In Wien soll bei der Schuleinschreibung verstärkt auf die Deutschkenntnisse der Kinder geachtet werden. Reichen diese nicht aus, sollen die Schüler nicht in die erste Klasse, sondern noch ein Jahr in die Vorschule gehen.
Wien/Apa/Beba. Wien setzt auf mehr Vorschulklassen – und zwar verstärkt auch für jene Kinder, die bei Schuleintritt noch nicht ausreichend Deutsch können. Diese Ankündigung von Stadtschulratspräsidentin Susanne Brandsteidl (SPÖ) sorgt bei Integrationsstaatssekretär Sebastian Kurz (ÖVP) für Freude: „Die Stadt Wien überholt das Unterrichtsministerium“, heißt es aus seinem Büro. Dass die Kinder mit mangelnden Deutschkenntnissen in der Vorschule gefördert werden, statt in die erste Klasse Volksschule einzusteigen, ist eine der Forderungen, mit denen Kurz bei Unterrichtsministerin Claudia Schmied (SPÖ) bislang abgeblitzt ist. Die Ministerin lehnte solche Maßnahmen als „Ghettoklassen“ ab.
Konkret soll bei der Schuleinschreibung in Wien, die von 14. bis 25.Jänner stattfindet, verstärkt auf die Sprachkenntnisse der Schulanfänger geachtet werden. Dabei sollen nur Schüler mit ausreichenden Deutschkenntnissen mit der ersten Klasse Volksschule beginnen dürfen und Kinder mit Sprachproblemen in Vorschulklassen speziell gefördert werden. „Wer nicht versteht, was gesagt wird oder geschrieben steht, hat in der Schule keine Chance“, begründet Stadtschulratspräsidentin Brandsteidl diese Maßnahme. Mit den Forderungen von Kurz habe diese allerdings wenig zu tun – vielmehr sei die Realität an den Schulen diesen teilweise offenbar bereits voraus.

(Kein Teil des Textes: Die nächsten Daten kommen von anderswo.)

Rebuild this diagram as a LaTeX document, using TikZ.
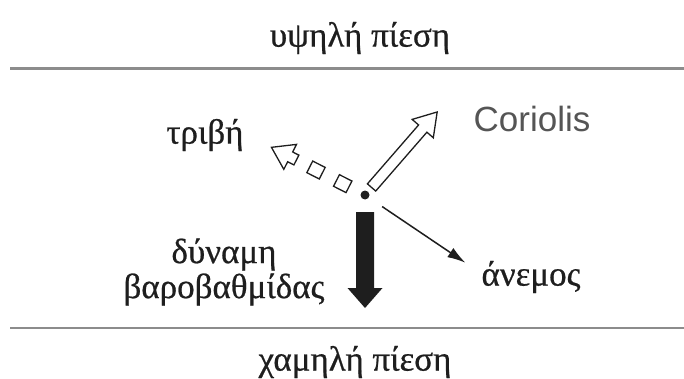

Denn völlig neu ist das Modell nicht. In Wien gibt es bei der Schuleinschreibung seit dem Jahr 2008 das sogenannte „1+1 Fördermodell“. Ein Jahr vor dem Volksschuleintrittstermin werden die Kinder in die Schule eingeladen. Wird bei ihnen ein Förderbedarf (nicht nur sprachlicher Art) festgestellt, können sie während des verpflichtenden Kindergartenjahrs verstärkt gefördert werden. Wer dann bei der Schuleinschreibung immer noch nicht schulreif ist, soll noch ein zweites Jahr in der Vorschule gefördert werden. „Besser ein zusätzliches Förderjahr am Anfang als eine langfristig negative Schullaufbahn“, so Brandsteidl.
Kein Kriterium für Schulreife
Neu ist aber, dass ab heuer noch stärker auf die Deutschkenntnisse der Schüler geachtet werden soll – auch wenn die Beherrschung der Unterrichtssprache allein eigentlich kein Kriterium für die Schulreife sein darf. Rechtlich könnte diese Maßnahme also durchaus heikel sein. Denn laut Schulpflichtgesetz sind die relevanten Punkte für die Schulreife die motorisch-körperliche, geistig-kognitive und sozial-emotionale Reife. Die sprachlichen Fähigkeiten gehören hier grundsätzlich dazu, argumentiert der Stadtschulrat. Wie gut ein Kind sich ausdrückt oder ob es Erzählungen inhaltlich wiedergeben kann, wird bei der Schuleinschreibung bereits jetzt berücksichtigt. Kurz hatte zuletzt wiederholt gefordert, dass auch die Kenntnisse des Deutschen für die Bestimmung der Schulreife herangezogen werden.
Demnächst wird sich in puncto Sprachförderung ohnehin etwas tun: Bis März will das Unterrichtsministerium – nach entsprechendem Beschluss im Ministerrat im Dezember – neue Modelle dafür entwickeln. Ab Herbst sollen diese in Pilotprojekten getestet werden.